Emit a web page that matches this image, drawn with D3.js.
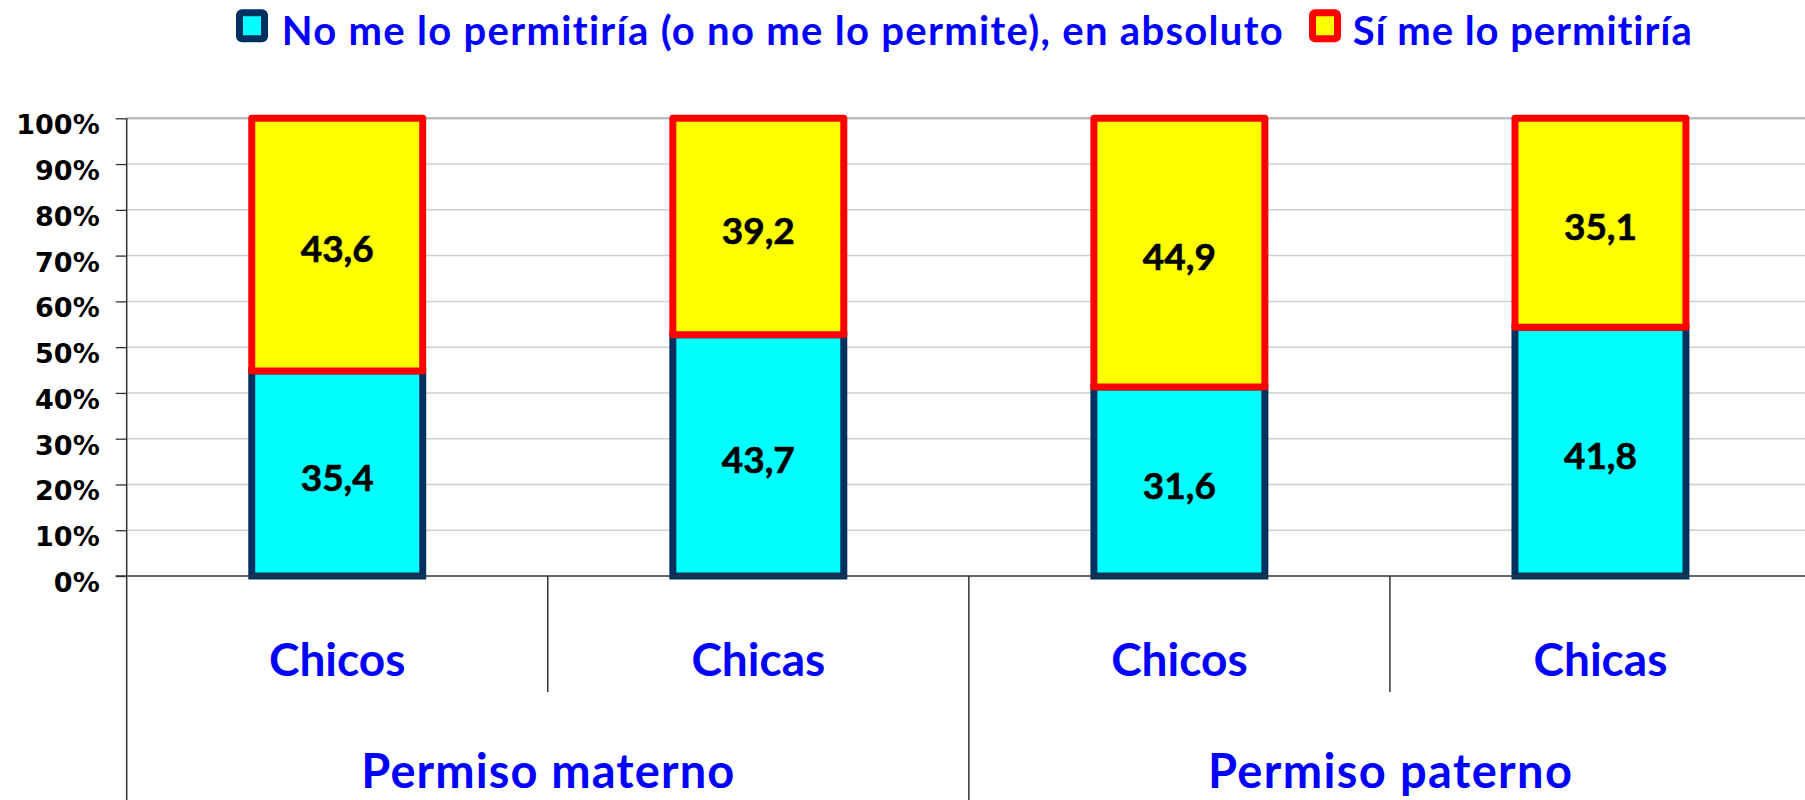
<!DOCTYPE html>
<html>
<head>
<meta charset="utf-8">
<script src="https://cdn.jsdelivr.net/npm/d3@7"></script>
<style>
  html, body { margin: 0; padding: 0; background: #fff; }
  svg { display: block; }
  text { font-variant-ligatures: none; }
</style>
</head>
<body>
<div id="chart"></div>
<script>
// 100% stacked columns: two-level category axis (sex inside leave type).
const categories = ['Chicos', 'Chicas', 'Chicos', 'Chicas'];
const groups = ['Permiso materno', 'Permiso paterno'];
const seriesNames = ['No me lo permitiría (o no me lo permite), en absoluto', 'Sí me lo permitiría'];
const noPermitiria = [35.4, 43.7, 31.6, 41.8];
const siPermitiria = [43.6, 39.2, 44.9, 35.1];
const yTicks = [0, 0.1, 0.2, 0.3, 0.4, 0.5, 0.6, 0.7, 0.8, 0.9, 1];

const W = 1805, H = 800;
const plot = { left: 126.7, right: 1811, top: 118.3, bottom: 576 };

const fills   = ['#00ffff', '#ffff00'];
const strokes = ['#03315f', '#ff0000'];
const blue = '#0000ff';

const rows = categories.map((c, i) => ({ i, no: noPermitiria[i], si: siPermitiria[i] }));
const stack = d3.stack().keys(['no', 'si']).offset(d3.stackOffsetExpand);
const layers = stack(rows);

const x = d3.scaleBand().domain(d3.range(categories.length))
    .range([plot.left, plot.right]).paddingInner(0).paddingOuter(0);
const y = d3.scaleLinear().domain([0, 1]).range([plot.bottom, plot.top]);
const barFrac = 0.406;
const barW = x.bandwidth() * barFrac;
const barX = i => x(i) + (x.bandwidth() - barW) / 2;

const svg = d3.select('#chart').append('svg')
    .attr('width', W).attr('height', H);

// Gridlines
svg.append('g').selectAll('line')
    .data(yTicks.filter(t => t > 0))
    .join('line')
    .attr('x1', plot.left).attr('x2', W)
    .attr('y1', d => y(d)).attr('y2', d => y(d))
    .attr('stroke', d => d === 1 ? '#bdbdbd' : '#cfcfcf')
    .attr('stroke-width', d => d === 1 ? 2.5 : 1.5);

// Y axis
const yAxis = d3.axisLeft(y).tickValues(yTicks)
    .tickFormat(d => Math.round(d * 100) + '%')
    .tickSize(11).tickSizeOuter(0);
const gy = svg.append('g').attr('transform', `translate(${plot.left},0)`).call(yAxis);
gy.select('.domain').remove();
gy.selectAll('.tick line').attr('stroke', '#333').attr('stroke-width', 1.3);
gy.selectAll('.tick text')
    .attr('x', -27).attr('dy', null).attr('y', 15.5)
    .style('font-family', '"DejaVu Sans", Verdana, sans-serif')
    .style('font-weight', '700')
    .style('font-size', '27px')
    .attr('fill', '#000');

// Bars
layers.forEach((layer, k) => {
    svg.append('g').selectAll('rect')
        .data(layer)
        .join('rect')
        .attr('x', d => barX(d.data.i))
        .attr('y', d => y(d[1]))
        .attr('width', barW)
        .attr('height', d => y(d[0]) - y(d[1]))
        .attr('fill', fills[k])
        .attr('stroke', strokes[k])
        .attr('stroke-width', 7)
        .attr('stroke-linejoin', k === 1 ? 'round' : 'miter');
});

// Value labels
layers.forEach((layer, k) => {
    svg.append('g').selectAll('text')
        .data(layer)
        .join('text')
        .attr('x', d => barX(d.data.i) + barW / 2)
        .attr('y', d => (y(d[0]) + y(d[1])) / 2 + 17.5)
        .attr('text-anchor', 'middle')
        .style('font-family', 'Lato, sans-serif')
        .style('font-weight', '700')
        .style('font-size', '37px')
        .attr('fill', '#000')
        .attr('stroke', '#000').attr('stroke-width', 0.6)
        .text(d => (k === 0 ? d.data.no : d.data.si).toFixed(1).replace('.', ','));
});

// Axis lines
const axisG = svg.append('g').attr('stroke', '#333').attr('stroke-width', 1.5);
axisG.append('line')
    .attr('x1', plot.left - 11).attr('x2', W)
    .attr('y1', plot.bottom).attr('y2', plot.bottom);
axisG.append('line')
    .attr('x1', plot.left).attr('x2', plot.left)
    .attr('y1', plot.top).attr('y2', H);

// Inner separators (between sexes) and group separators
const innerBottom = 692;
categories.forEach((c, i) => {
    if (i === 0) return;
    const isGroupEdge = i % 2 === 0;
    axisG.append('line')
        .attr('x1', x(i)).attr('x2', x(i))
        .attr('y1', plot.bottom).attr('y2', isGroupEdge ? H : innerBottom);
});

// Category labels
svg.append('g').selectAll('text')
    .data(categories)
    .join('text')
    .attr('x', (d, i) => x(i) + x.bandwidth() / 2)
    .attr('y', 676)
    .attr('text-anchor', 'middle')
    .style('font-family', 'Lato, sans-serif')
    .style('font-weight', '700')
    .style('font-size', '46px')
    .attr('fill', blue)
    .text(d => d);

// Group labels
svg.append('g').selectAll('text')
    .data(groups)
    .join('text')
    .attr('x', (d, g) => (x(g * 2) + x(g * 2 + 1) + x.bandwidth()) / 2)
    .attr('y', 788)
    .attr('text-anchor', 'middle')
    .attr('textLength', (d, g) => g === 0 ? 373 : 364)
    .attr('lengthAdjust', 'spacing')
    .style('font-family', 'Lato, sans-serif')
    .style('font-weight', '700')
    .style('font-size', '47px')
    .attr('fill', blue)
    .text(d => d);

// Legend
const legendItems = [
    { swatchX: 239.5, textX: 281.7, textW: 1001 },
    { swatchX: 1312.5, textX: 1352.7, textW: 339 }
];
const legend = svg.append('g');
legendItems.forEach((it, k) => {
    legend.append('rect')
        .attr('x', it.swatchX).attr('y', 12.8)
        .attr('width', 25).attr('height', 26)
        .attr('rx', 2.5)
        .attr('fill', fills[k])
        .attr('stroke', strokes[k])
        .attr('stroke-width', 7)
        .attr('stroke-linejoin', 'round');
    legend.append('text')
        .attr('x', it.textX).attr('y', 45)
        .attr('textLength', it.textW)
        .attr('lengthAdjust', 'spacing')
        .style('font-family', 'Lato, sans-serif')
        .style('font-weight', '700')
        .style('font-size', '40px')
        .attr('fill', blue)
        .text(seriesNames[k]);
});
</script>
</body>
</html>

:::

## EXERCISE DIRECTIONS
Pictures excluded, quote all the data above exactly.

## OUTPUT OF THE EXERCISE
Emit a web page that matches this image, drawn with D3.js.
<!DOCTYPE html>
<html>
<head>
<meta charset="utf-8">
<script src="https://cdn.jsdelivr.net/npm/d3@7"></script>
<style>
  html, body { margin: 0; padding: 0; background: #fff; }
  svg { display: block; }
  text { font-variant-ligatures: none; }
</style>
</head>
<body>
<div id="chart"></div>
<script>
// 100% stacked columns: two-level category axis (sex inside leave type).
const categories = ['Chicos', 'Chicas', 'Chicos', 'Chicas'];
const groups = ['Permiso materno', 'Permiso paterno'];
const seriesNames = ['No me lo permitiría (o no me lo permite), en absoluto', 'Sí me lo permitiría'];
const noPermitiria = [35.4, 43.7, 31.6, 41.8];
const siPermitiria = [43.6, 39.2, 44.9, 35.1];
const yTicks = [0, 0.1, 0.2, 0.3, 0.4, 0.5, 0.6, 0.7, 0.8, 0.9, 1];

const W = 1805, H = 800;
const plot = { left: 126.7, right: 1811, top: 118.3, bottom: 576 };

const fills   = ['#00ffff', '#ffff00'];
const strokes = ['#03315f', '#ff0000'];
const blue = '#0000ff';

const rows = categories.map((c, i) => ({ i, no: noPermitiria[i], si: siPermitiria[i] }));
const stack = d3.stack().keys(['no', 'si']).offset(d3.stackOffsetExpand);
const layers = stack(rows);

const x = d3.scaleBand().domain(d3.range(categories.length))
    .range([plot.left, plot.right]).paddingInner(0).paddingOuter(0);
const y = d3.scaleLinear().domain([0, 1]).range([plot.bottom, plot.top]);
const barFrac = 0.406;
const barW = x.bandwidth() * barFrac;
const barX = i => x(i) + (x.bandwidth() - barW) / 2;

const svg = d3.select('#chart').append('svg')
    .attr('width', W).attr('height', H);

// Gridlines
svg.append('g').selectAll('line')
    .data(yTicks.filter(t => t > 0))
    .join('line')
    .attr('x1', plot.left).attr('x2', W)
    .attr('y1', d => y(d)).attr('y2', d => y(d))
    .attr('stroke', d => d === 1 ? '#bdbdbd' : '#cfcfcf')
    .attr('stroke-width', d => d === 1 ? 2.5 : 1.5);

// Y axis
const yAxis = d3.axisLeft(y).tickValues(yTicks)
    .tickFormat(d => Math.round(d * 100) + '%')
    .tickSize(11).tickSizeOuter(0);
const gy = svg.append('g').attr('transform', `translate(${plot.left},0)`).call(yAxis);
gy.select('.domain').remove();
gy.selectAll('.tick line').attr('stroke', '#333').attr('stroke-width', 1.3);
gy.selectAll('.tick text')
    .attr('x', -27).attr('dy', null).attr('y', 15.5)
    .style('font-family', '"DejaVu Sans", Verdana, sans-serif')
    .style('font-weight', '700')
    .style('font-size', '27px')
    .attr('fill', '#000');

// Bars
layers.forEach((layer, k) => {
    svg.append('g').selectAll('rect')
        .data(layer)
        .join('rect')
        .attr('x', d => barX(d.data.i))
        .attr('y', d => y(d[1]))
        .attr('width', barW)
        .attr('height', d => y(d[0]) - y(d[1]))
        .attr('fill', fills[k])
        .attr('stroke', strokes[k])
        .attr('stroke-width', 7)
        .attr('stroke-linejoin', k === 1 ? 'round' : 'miter');
});

// Value labels
layers.forEach((layer, k) => {
    svg.append('g').selectAll('text')
        .data(layer)
        .join('text')
        .attr('x', d => barX(d.data.i) + barW / 2)
        .attr('y', d => (y(d[0]) + y(d[1])) / 2 + 17.5)
        .attr('text-anchor', 'middle')
        .style('font-family', 'Lato, sans-serif')
        .style('font-weight', '700')
        .style('font-size', '37px')
        .attr('fill', '#000')
        .attr('stroke', '#000').attr('stroke-width', 0.6)
        .text(d => (k === 0 ? d.data.no : d.data.si).toFixed(1).replace('.', ','));
});

// Axis lines
const axisG = svg.append('g').attr('stroke', '#333').attr('stroke-width', 1.5);
axisG.append('line')
    .attr('x1', plot.left - 11).attr('x2', W)
    .attr('y1', plot.bottom).attr('y2', plot.bottom);
axisG.append('line')
    .attr('x1', plot.left).attr('x2', plot.left)
    .attr('y1', plot.top).attr('y2', H);

// Inner separators (between sexes) and group separators
const innerBottom = 692;
categories.forEach((c, i) => {
    if (i === 0) return;
    const isGroupEdge = i % 2 === 0;
    axisG.append('line')
        .attr('x1', x(i)).attr('x2', x(i))
        .attr('y1', plot.bottom).attr('y2', isGroupEdge ? H : innerBottom);
});

// Category labels
svg.append('g').selectAll('text')
    .data(categories)
    .join('text')
    .attr('x', (d, i) => x(i) + x.bandwidth() / 2)
    .attr('y', 676)
    .attr('text-anchor', 'middle')
    .style('font-family', 'Lato, sans-serif')
    .style('font-weight', '700')
    .style('font-size', '46px')
    .attr('fill', blue)
    .text(d => d);

// Group labels
svg.append('g').selectAll('text')
    .data(groups)
    .join('text')
    .attr('x', (d, g) => (x(g * 2) + x(g * 2 + 1) + x.bandwidth()) / 2)
    .attr('y', 788)
    .attr('text-anchor', 'middle')
    .attr('textLength', (d, g) => g === 0 ? 373 : 364)
    .attr('lengthAdjust', 'spacing')
    .style('font-family', 'Lato, sans-serif')
    .style('font-weight', '700')
    .style('font-size', '47px')
    .attr('fill', blue)
    .text(d => d);

// Legend
const legendItems = [
    { swatchX: 239.5, textX: 281.7, textW: 1001 },
    { swatchX: 1312.5, textX: 1352.7, textW: 339 }
];
const legend = svg.append('g');
legendItems.forEach((it, k) => {
    legend.append('rect')
        .attr('x', it.swatchX).attr('y', 12.8)
        .attr('width', 25).attr('height', 26)
        .attr('rx', 2.5)
        .attr('fill', fills[k])
        .attr('stroke', strokes[k])
        .attr('stroke-width', 7)
        .attr('stroke-linejoin', 'round');
    legend.append('text')
        .attr('x', it.textX).attr('y', 45)
        .attr('textLength', it.textW)
        .attr('lengthAdjust', 'spacing')
        .style('font-family', 'Lato, sans-serif')
        .style('font-weight', '700')
        .style('font-size', '40px')
        .attr('fill', blue)
        .text(seriesNames[k]);
});
</script>
</body>
</html>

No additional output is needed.